On June 19, 2014, the US Patent & Trademark Office published a patent application from Apple that reveals that well before Apple acquired Beats Music, they were already working on over-the-ear headphones. Specifically, Apple's invention relates to a hybrid adaptive headphone having active noise control capability and passive noise control capability. Apple is on a roll of late regarding new over-the-ear headphones features. At the end of May we posted a patent report titled "Apple to Add Presence Sensors to EarPods & Future Beats Headsets."
Apple's Patent Background
Whether listening to a portable media player while traveling, or to a stereo or theater system at home, consumers often choose headphones. Headphones typically include a pair of earcups which encircle the user's ears and are held together by a headband. Headphones can be classified into two general categories based on the design of the earcups, namely closed-back or open-back earcups. Closed-back earcups surround the user's ears and have a sealed back. Open-back earcups also surround the user's ears but have a back which is open to the ambient environment surrounding the earcup.
Both the closed-back and the open-back designs have their own acoustic advantages and disadvantages. Representatively, closed-back earcups have good sound isolation since they are sealed off from ambient noise. In addition, the size and clamp force of the earcups can also be modified to further increase sound isolation. Features of the closed-back design, such as the sealed back, size and clamp force of the earcups allow this design to mechanically or passively attenuate any ambient noise.
In some cases, however, closed-back earcups can also make use of an electronic active noise control (ANC) system for additional sound isolation. An ANC system is a noise cancellation system which can attenuate or cancel noise within the earcup by emitting an "antinoise" signal, which is an audio signal having, in theory, the same amplitude and opposite phase to that of the noise such that they cancel each other out.
Due to the closed design of closed-back earcups, however, they have stronger resonances. For example, standing waves can accumulate in the earcups. These standing waves can degrade sound quality and reduce the feeling of openness, which is often desired by a user. In addition, in a quiet environment, residual noise from electrical components within the earcup (e.g., a driver or microphone within the earcup housing) may be heard by the user.
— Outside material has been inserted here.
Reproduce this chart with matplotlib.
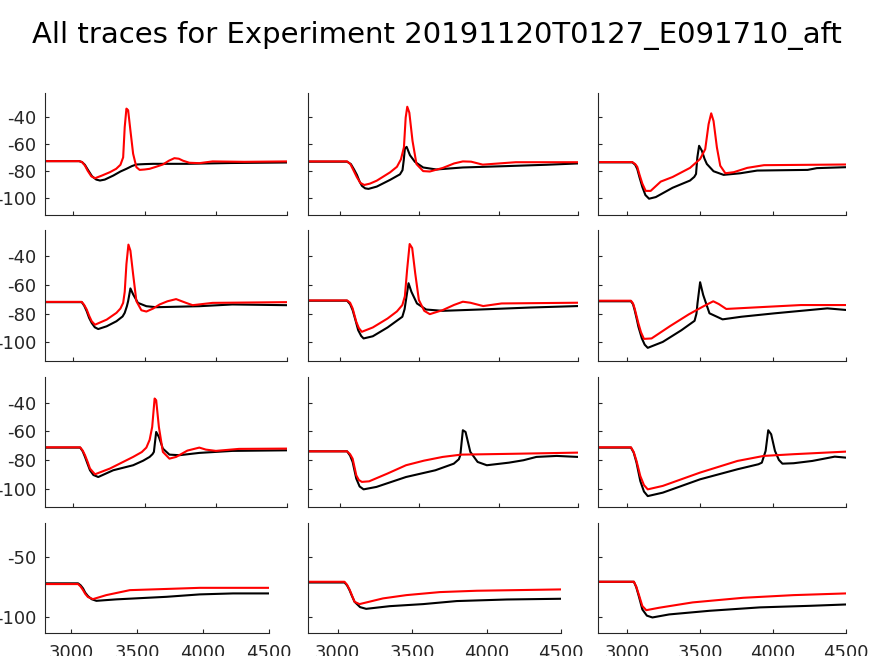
import matplotlib
matplotlib.use("Agg")
import matplotlib.pyplot as plt

# traces: (time, voltage) pairs, one black + one red per panel
p1_black = [(2800, -72.8), (3040, -72.8), (3060, -73.5), (3080, -75.5), (3100, -79), (3130, -84), (3160, -86.5),
            (3186, -87.2), (3220, -86.5), (3280, -83.5), (3330, -80.5), (3372, -78.5), (3410, -76.5), (3442, -75.3),
            (3500, -75), (3558, -74.8), (3800, -74.8), (4100, -74.2), (4500, -73.8)]
p1_red = [(2800, -72.8), (3040, -72.8), (3060, -73.5), (3080, -76), (3100, -80), (3125, -84), (3151, -85.5),
          (3200, -83.5), (3256, -81), (3300, -78.5), (3330, -75.5), (3349, -70), (3360, -47.5), (3372, -33.8),
          (3384, -35), (3400, -50), (3419, -67.3), (3442, -77.3), (3465, -79.3), (3500, -79), (3535, -78.5),
          (3580, -77), (3628, -75.3), (3670, -72.5), (3709, -70.6), (3740, -71), (3770, -72.5), (3814, -74),
          (3884, -74.3), (3977, -73), (4200, -73.3), (4500, -73)]

p2_black = [(2800, -73.2), (3046, -73.2), (3070, -75), (3090, -79), (3108, -83), (3125, -88), (3140, -91.2),
            (3160, -93), (3181, -93.4), (3233, -91.7), (3317, -86.7), (3379, -82.6), (3395, -79.5), (3403, -72),
            (3410, -63.4), (3421, -62.2), (3442, -68.4), (3473, -73.3), (3525, -77.5), (3608, -79), (3775, -77.5),
            (4046, -76.5), (4300, -75.5), (4500, -74.5)]
p2_red = [(2800, -73), (3046, -73), (3067, -75), (3088, -80), (3108, -84.8), (3130, -89), (3154, -90.5),
          (3190, -89.5), (3233, -87.3), (3317, -81.1), (3360, -77), (3385, -71.5), (3404, -62.5), (3415, -40.5),
          (3425, -32.4), (3438, -36.8), (3458, -57.7), (3483, -75), (3525, -80.2), (3567, -80.5), (3650, -77.8),
          (3720, -74.5), (3775, -73), (3827, -73.2), (3900, -75.4), (4108, -73.6), (4500, -73.6)]

p3_black = [(2800, -73.7), (3035, -73.7), (3055, -75.5), (3069, -78.6), (3085, -85), (3104, -92), (3125, -98),
            (3150, -100.7), (3196, -99.5), (3311, -92.6), (3431, -87.2), (3460, -84.5), (3472, -82.3), (3481, -70),
            (3493, -61.4), (3512, -65.1), (3530, -71), (3546, -74.9), (3592, -80.3), (3661, -83), (3776, -81.8),
            (3891, -79.8), (4237, -79.3), (4300, -78), (4500, -77.3)]
p3_red = [(2800, -73.5), (3035, -73.5), (3055, -75), (3069, -77), (3085, -83), (3104, -89.5), (3127, -94.9),
          (3161, -94.9), (3230, -88), (3311, -84.6), (3431, -77.8), (3500, -71.2), (3535, -63.9), (3558, -45.4),
          (3576, -37.3), (3592, -43), (3615, -62.6), (3638, -76.2), (3673, -81.8), (3731, -81), (3823, -77.8),
          (3938, -75.8), (4500, -75.3)]

p4_black = [(2800, -72.1), (3058, -72.1), (3075, -74.5), (3093, -78.4), (3110, -83), (3128, -86.5), (3150, -89.5),
            (3174, -90.7), (3233, -88.8), (3302, -85.3), (3345, -82), (3360, -79.5), (3375, -75), (3384, -71.4),
            (3400, -62.6), (3419, -66.7), (3453, -72.6), (3512, -74.9), (3581, -75.6), (3884, -74.9),
            (4116, -73.7), (4500, -74.2)]
p4_red = [(2800, -71.9), (3058, -71.9), (3075, -74), (3093, -77.2), (3110, -81.5), (3128, -85.3), (3151, -87.7),
          (3233, -84.2), (3302, -79.5), (3330, -76.5), (3349, -72.6), (3360, -65), (3372, -45.8), (3386, -32.3),
          (3400, -36.5), (3419, -52.8), (3442, -71.4), (3477, -77.7), (3512, -78.6), (3560, -76.5), (3605, -73.7),
          (3660, -71.5), (3721, -70), (3791, -72.6), (3837, -74.2), (3977, -72.6), (4500, -72.1)]

p5_black = [(2800, -71.1), (3046, -71.1), (3065, -73.5), (3081, -77.6), (3100, -85), (3116, -91.5), (3135, -95.5),
            (3150, -97.2), (3208, -95.7), (3301, -89.6), (3394, -82.2), (3408, -77), (3417, -70.6), (3433, -59),
            (3451, -64.9), (3486, -73), (3544, -77.2), (3648, -78.1), (3880, -77.2), (4204, -75.8), (4500, -74.8)]
p5_red = [(2800, -70.9), (3046, -70.9), (3065, -72.5), (3081, -76.4), (3104, -85.7), (3120, -90), (3139, -92.6),
          (3208, -89.6), (3301, -83.4), (3360, -78.5), (3394, -74.1), (3410, -68), (3424, -49.7), (3440, -31.9),
          (3456, -34.7), (3475, -52.1), (3498, -70.6), (3532, -78.1), (3567, -80.4), (3648, -77.6), (3720, -74),
          (3775, -71.8), (3822, -72.5), (3903, -74.8), (4019, -73), (4500, -72.5)]

p6_black = [(2800, -71.5), (3026, -71.5), (3040, -73.5), (3051, -77.5), (3065, -83.5), (3077, -89.1), (3100, -97),
            (3120, -101.5), (3141, -103.7), (3244, -99.6), (3372, -91.5), (3462, -85), (3475, -80), (3482, -72.9),
            (3500, -58.3), (3521, -67.1), (3564, -79.8), (3654, -84), (3782, -82.2), (4013, -79.8), (4372, -76.4),
            (4500, -77.5)]
p6_red = [(2800, -71.1), (3026, -71.1), (3040, -73), (3051, -76.4), (3077, -86.8), (3095, -93), (3115, -97.5),
          (3167, -97.2), (3295, -88.6), (3423, -80.5), (3526, -74.8), (3590, -71.5), (3628, -73.4), (3679, -76.8),
          (3885, -75.7), (4192, -74.1), (4500, -74.1)]

p7_black = [(2800, -71.4), (3047, -71.4), (3065, -74), (3081, -77.9), (3100, -83), (3116, -87.2), (3140, -90.5),
            (3174, -91.9), (3279, -87.2), (3419, -83.7), (3490, -80.5), (3535, -77.9), (3555, -76), (3565, -74.4),
            (3581, -60.5), (3600, -64), (3628, -72.1), (3674, -76.3), (3744, -76.7), (3884, -75.1), (4116, -73.7),
            (4500, -73.3)]
p7_red = [(2800, -71.2), (3047, -71.2), (3065, -73.5), (3081, -76.7), (3100, -81.5), (3116, -86), (3151, -90),
          (3256, -86), (3419, -77.9), (3480, -74.5), (3512, -71.4), (3535, -66), (3553, -57), (3570, -37.2),
          (3581, -38.4), (3600, -57), (3628, -74.4), (3674, -79.1), (3721, -77.9), (3800, -73.5), (3884, -71.4),
          (3930, -72.8), (4000, -73.7), (4163, -72.3), (4500, -72.1)]

p8_black = [(2800, -74), (3046, -74), (3065, -77), (3081, -81.4), (3104, -93), (3125, -98.5), (3150, -100.5),
            (3231, -98.8), (3417, -91.9), (3602, -87.2), (3718, -82.6), (3750, -79.5), (3759, -76.7), (3775, -59.3),
            (3792, -60.5), (3822, -74.4), (3868, -81.4), (3926, -83.7), (4065, -81.9), (4157, -80.2), (4238, -77.9),
            (4366, -77.2), (4500, -77.9)]
p8_red = [(2800, -74), (3046, -74), (3065, -76), (3081, -79.1), (3104, -90.7), (3120, -94), (3139, -95.3),
          (3185, -94.9), (3300, -89.5), (3417, -83.7), (3530, -80.5), (3648, -77.9), (3764, -76.3), (4100, -75.7),
          (4500, -74.9)]

p9_black = [(2800, -71.4), (3026, -71.4), (3045, -75), (3064, -81.9), (3090, -94.7), (3115, -102), (3141, -105.2),
            (3244, -102.8), (3500, -93.5), (3756, -86.5), (3900, -83), (3923, -81.9), (3949, -73.7), (3967, -59.3),
            (3987, -62.1), (4013, -73.7), (4040, -80), (4064, -82.6), (4141, -82.3), (4269, -80.7), (4423, -77.7),
            (4500, -78.4)]
p9_red = [(2800, -71.2), (3026, -71.2), (3045, -74.5), (3064, -80.7), (3090, -91.2), (3115, -97.5), (3141, -100.5),
          (3244, -98.1), (3500, -88.8), (3756, -80.7), (3936, -77.2), (4141, -76), (4500, -74.2)]

p10_black = [(2800, -71.9), (3051, -71.9), (3070, -73.5), (3089, -76.1), (3105, -79.5), (3126, -82.4), (3155, -85),
             (3190, -86.3), (3341, -85.1), (3721, -83), (3975, -81), (4227, -80.2), (4500, -80.2)]
p10_red = [(2800, -72.5), (3051, -72.5), (3070, -74.5), (3089, -77.5), (3105, -80.5), (3126, -83.2), (3164, -84.9),
           (3265, -81.6), (3444, -77.5), (3672, -76.7), (3975, -75.6), (4500, -75.6)]

p11_black = [(2800, -71.2), (3045, -71.2), (3062, -73.5), (3079, -77.5), (3096, -82.5), (3113, -87.1), (3150, -91.5),
             (3191, -92.9), (3349, -90.7), (3574, -89), (3799, -86.5), (4136, -85.2), (4500, -84.6)]
p11_red = [(2800, -70.6), (3045, -70.6), (3062, -73), (3079, -76.9), (3096, -82), (3113, -87.1), (3146, -89),
           (3220, -86.8), (3304, -84.3), (3461, -81.6), (3687, -79.1), (3934, -78), (4500, -76.9)]

p12_black = [(2800, -70.6), (3046, -70.6), (3062, -75), (3081, -83), (3104, -93.4), (3135, -98.5), (3173, -100),
             (3288, -97.5), (3565, -94.5), (3910, -91.7), (4256, -90.4), (4500, -89.3)]
p12_red = [(2800, -70.6), (3046, -70.6), (3062, -74.5), (3081, -81.6), (3104, -90.6), (3131, -94), (3219, -92),
           (3449, -87.6), (3795, -83.8), (4141, -81.6), (4500, -80.2)]

panels = [(p1_black, p1_red), (p2_black, p2_red), (p3_black, p3_red),
          (p4_black, p4_red), (p5_black, p5_red), (p6_black, p6_red),
          (p7_black, p7_red), (p8_black, p8_red), (p9_black, p9_red),
          (p10_black, p10_red), (p11_black, p11_red), (p12_black, p12_red)]

x_ticks = [3000, 3500, 4000, 4500]
y_ticks_top = [-100, -80, -60, -40]
y_ticks_bottom = [-100, -50]
title = "All traces for Experiment 20191120T0127_E091710_aft"

W, H = 874, 656
# axes boxes in pixels (left, right, top, bottom)
row_tb = [(93, 215), (230, 361), (377, 507), (523, 633)]
col_lr = [(45, 287), (308, 578), (598, 846)]
col_lr_last = [(45, 269), (308, 561), (598, 846)]

plt.rcParams['axes.unicode_minus'] = False
gray = '#262626'

fig = plt.figure(figsize=(W / 100, H / 100), dpi=100)
fig.text(0.5, 1 - 35 / H, title, ha='center', va='center', fontsize=21)

for i, (black, red) in enumerate(panels):
    r, c = divmod(i, 3)
    t, b = row_tb[r]
    l, rr = (col_lr_last if r == 3 else col_lr)[c]
    ax = fig.add_axes([l / W, 1 - b / H, (rr - l) / W, (b - t) / H])

    ax.plot([p[0] for p in black], [p[1] for p in black], color='black', lw=1.5)
    ax.plot([p[0] for p in red], [p[1] for p in red], color='red', lw=1.5)

    ax.set_xlim(2800, 4500)
    ax.set_ylim(-112.8, -22.2)
    ax.set_xticks(x_ticks)
    ax.set_yticks(y_ticks_bottom if r == 3 else y_ticks_top)
    if r < 3:
        ax.set_xticklabels([])
    if c > 0:
        ax.set_yticklabels([])

    for side in ['top', 'right']:
        ax.spines[side].set_visible(False)
    for side in ['left', 'bottom']:
        ax.spines[side].set_color(gray)
        ax.spines[side].set_linewidth(0.8)
    ax.tick_params(direction='in', length=3, width=0.8, colors=gray, labelsize=13, pad=6)
    ax.tick_params(axis='x', pad=8)

fig.savefig('out.png', dpi=100)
Open-back earcups, on the other hand, have good sound quality due to their low resonances, feel more open to the user, and allow ambient noises to be used to mask some of the residual noises which would otherwise be heard by the user.
Open-back earcups, however, cannot be used in noisy environments because their passive attenuation is by definition poor. In addition, since open-back earcups are substantially open to the ambient environment, ANC systems may not be able to efficiently cancel the ambient noise entering the earcup through the open back.
Apple Invents Hybrid Adaptive Headphones
Apple's invention relates to a hybrid adaptive headphone having active noise control capability and passive noise control capability.
Apple notes that an embodiment of their invention is a hybrid adaptive noise-cancelling headphone which boasts advantages of both closed-back earcup and open-back earcup designs, as a function of the environment.
Representatively, the headphone may include an earcup housing having a driver positioned therein for outputting sound to a user's ear. The driver may be positioned between a front portion of the housing (which is dimensioned to encircle the user's ear) and a back portion of the housing.
An active noise control assembly and a passive noise control assembly may be associated with the earcup housing. The active noise control assembly may include an ambient microphone capable of detecting an ambient noise outside of the housing (also referred to as a reference microphone) and an error microphone capable of detecting earcup (residual) noise (inside of the housing).
Based on the detected ambient noise and the earcup noise, active noise cancellation within the headphone is either enabled or disabled. The passive noise control assembly may include an acoustic valve associated with an acoustic vent formed within the earcup housing. The acoustic valve is capable of being modified between an open configuration to decrease sound attenuation and a closed configuration to increase sound attenuation in response to the detected ambient noise so as to improve an acoustic performance of the earcup.
An operation of the active noise control assembly and the passive noise control assembly may be controlled by a processor configured to receive one or more of an ambient noise electrical signal and an earcup noise electrical signal output by the ambient microphone and the error microphone, respectively. The processor may compare the ambient noise electrical signal or the earcup noise electrical signal to a predetermined threshold value. Based on the comparison, the processor may instruct the passive noise control assembly to open or close the vent, and the active noise control assembly to enable or disable ANC.
Apple's patent FIG. 1A noted below illustrates a schematic diagram of one embodiment of a hybrid adaptive headphone having a passive noise control assembly in a closed vent position and FIG. 1B in an open vent position.
Apple's patent FIG. 2A noted below illustrates a schematic diagram of one embodiment of a hybrid adaptive headphone having a passive noise control assembly in a closed position and in 2B with the passive noise control assembly in the open position.
Apple's patent FIG. 3 illustrates a block diagram showing one embodiment of an operation of a noise control assembly.
Apple credits Yacine Azmi as the sole inventor of patent application 20140169579 which was originally filed in Q4 2012. Considering that this is a patent application, the timing of such a product to market is unknown at this time.